#### WHAT IS REQUIRED
Transcribe the whole listing below without changing a word, but leave out every image.
──────
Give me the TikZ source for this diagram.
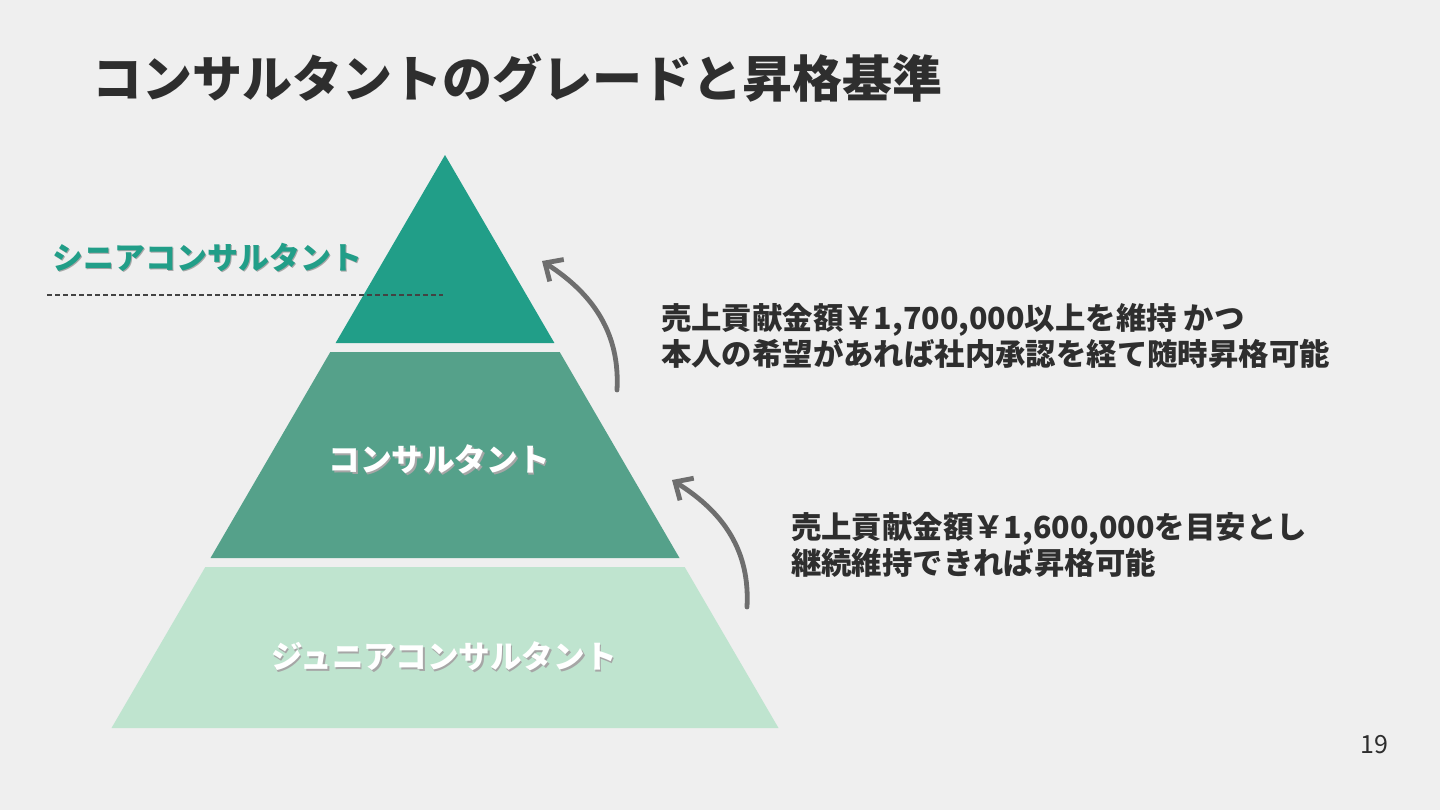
\documentclass[tikz,border=0pt]{standalone}
\usepackage{fontspec}
\setmainfont{Noto Sans CJK JP}
\usetikzlibrary{arrows.meta,positioning}
\definecolor{paper}{HTML}{EFEFEF}
\definecolor{inkdark}{HTML}{2E2E2E}
\definecolor{seniorteal}{HTML}{219E88}
\definecolor{midgreen}{HTML}{55A18A}
\definecolor{juniorgreen}{HTML}{BFE4CF}
\definecolor{arrowgray}{HTML}{6E6E6E}
\newcommand{\shadowed}[1]{\makebox[0pt][l]{\hspace{0.8pt}\raisebox{-0.8pt}{\textcolor{black!35}{#1}}}#1}
\tikzset{
  title/.style={anchor=west, text=inkdark, font=\bfseries\fontsize{25}{30}\selectfont},
  tierlabel/.style={text=white, font=\bfseries\fontsize{15.8}{18}\selectfont},
  seniorlabel/.style={anchor=west, text=seniorteal, font=\bfseries\fontsize{15.5}{18}\selectfont},
  criteria/.style={anchor=west, align=left, text=inkdark, font=\bfseries\fontsize{15.2}{18}\selectfont},
  upgrade/.style={-{Straight Barb[length=7pt, width=13pt, line width=2.4pt]}, line width=2.4pt, draw=arrowgray, line cap=round},
  guide/.style={draw=inkdark!90, line width=1.1pt, dash pattern=on 2.5pt off 1.5pt}
}
\begin{document}
\begin{tikzpicture}[x=0.5pt, y=-0.5pt]
  \useasboundingbox[fill=paper] (0,0) rectangle (1440,810);
  \node[title] (ttl) at (85,78) {コンサルタントのグレードと昇格基準};

  % pyramid
  \fill[seniorteal] (445,155) -- (554.4,343) -- (335.6,343) -- cycle;
  \fill[midgreen] (559.7,352) -- (679.5,558) -- (210.5,558) -- (330.3,352) -- cycle;
  \fill[juniorgreen] (684.7,567) -- (778.5,728) -- (111.5,728) -- (205.3,567) -- cycle;

  \node[seniorlabel] (senior) at (45,258) {\shadowed{シニアコンサルタント}};
  \coordinate (guideL) at (47,295);
  \coordinate (guideR) at (443,295);
  \draw[guide] (guideL) -- (guideR);
  \node[tierlabel] (mid) at (439,460) {\shadowed{コンサルタント}};
  \node[tierlabel] (junior) at (444,657) {\shadowed{ジュニアコンサルタント}};

  % promotion arrows
  \coordinate (up1s) at (617,390);
  \coordinate (up1e) at (542,261);
  \coordinate (up2s) at (747,607);
  \coordinate (up2e) at (672,480);
  \draw[upgrade] (up1s) .. controls (620,335) and (595,295) .. (up1e);
  \draw[upgrade] (up2s) .. controls (750,552) and (725,513) .. (up2e);

  \node[criteria] (crit1) at (654,336) {売上貢献金額￥1,700,000以上を維持 かつ\\本人の希望があれば社内承認を経て随時昇格可能};
  \node[criteria] (crit2) at (784,545) {売上貢献金額￥1,600,000を目安とし\\継続維持できれば昇格可能};

  \node[text=inkdark, font=\fontsize{12.5}{15}\selectfont] (page) at (1374,745) {19};
\end{tikzpicture}
\end{document}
──────
#### OUTPUT
Give me the TikZ source for this diagram.
\documentclass[tikz,border=0pt]{standalone}
\usepackage{fontspec}
\setmainfont{Noto Sans CJK JP}
\usetikzlibrary{arrows.meta,positioning}
\definecolor{paper}{HTML}{EFEFEF}
\definecolor{inkdark}{HTML}{2E2E2E}
\definecolor{seniorteal}{HTML}{219E88}
\definecolor{midgreen}{HTML}{55A18A}
\definecolor{juniorgreen}{HTML}{BFE4CF}
\definecolor{arrowgray}{HTML}{6E6E6E}
\newcommand{\shadowed}[1]{\makebox[0pt][l]{\hspace{0.8pt}\raisebox{-0.8pt}{\textcolor{black!35}{#1}}}#1}
\tikzset{
  title/.style={anchor=west, text=inkdark, font=\bfseries\fontsize{25}{30}\selectfont},
  tierlabel/.style={text=white, font=\bfseries\fontsize{15.8}{18}\selectfont},
  seniorlabel/.style={anchor=west, text=seniorteal, font=\bfseries\fontsize{15.5}{18}\selectfont},
  criteria/.style={anchor=west, align=left, text=inkdark, font=\bfseries\fontsize{15.2}{18}\selectfont},
  upgrade/.style={-{Straight Barb[length=7pt, width=13pt, line width=2.4pt]}, line width=2.4pt, draw=arrowgray, line cap=round},
  guide/.style={draw=inkdark!90, line width=1.1pt, dash pattern=on 2.5pt off 1.5pt}
}
\begin{document}
\begin{tikzpicture}[x=0.5pt, y=-0.5pt]
  \useasboundingbox[fill=paper] (0,0) rectangle (1440,810);
  \node[title] (ttl) at (85,78) {コンサルタントのグレードと昇格基準};

  % pyramid
  \fill[seniorteal] (445,155) -- (554.4,343) -- (335.6,343) -- cycle;
  \fill[midgreen] (559.7,352) -- (679.5,558) -- (210.5,558) -- (330.3,352) -- cycle;
  \fill[juniorgreen] (684.7,567) -- (778.5,728) -- (111.5,728) -- (205.3,567) -- cycle;

  \node[seniorlabel] (senior) at (45,258) {\shadowed{シニアコンサルタント}};
  \coordinate (guideL) at (47,295);
  \coordinate (guideR) at (443,295);
  \draw[guide] (guideL) -- (guideR);
  \node[tierlabel] (mid) at (439,460) {\shadowed{コンサルタント}};
  \node[tierlabel] (junior) at (444,657) {\shadowed{ジュニアコンサルタント}};

  % promotion arrows
  \coordinate (up1s) at (617,390);
  \coordinate (up1e) at (542,261);
  \coordinate (up2s) at (747,607);
  \coordinate (up2e) at (672,480);
  \draw[upgrade] (up1s) .. controls (620,335) and (595,295) .. (up1e);
  \draw[upgrade] (up2s) .. controls (750,552) and (725,513) .. (up2e);

  \node[criteria] (crit1) at (654,336) {売上貢献金額￥1,700,000以上を維持 かつ\\本人の希望があれば社内承認を経て随時昇格可能};
  \node[criteria] (crit2) at (784,545) {売上貢献金額￥1,600,000を目安とし\\継続維持できれば昇格可能};

  \node[text=inkdark, font=\fontsize{12.5}{15}\selectfont] (page) at (1374,745) {19};
\end{tikzpicture}
\end{document}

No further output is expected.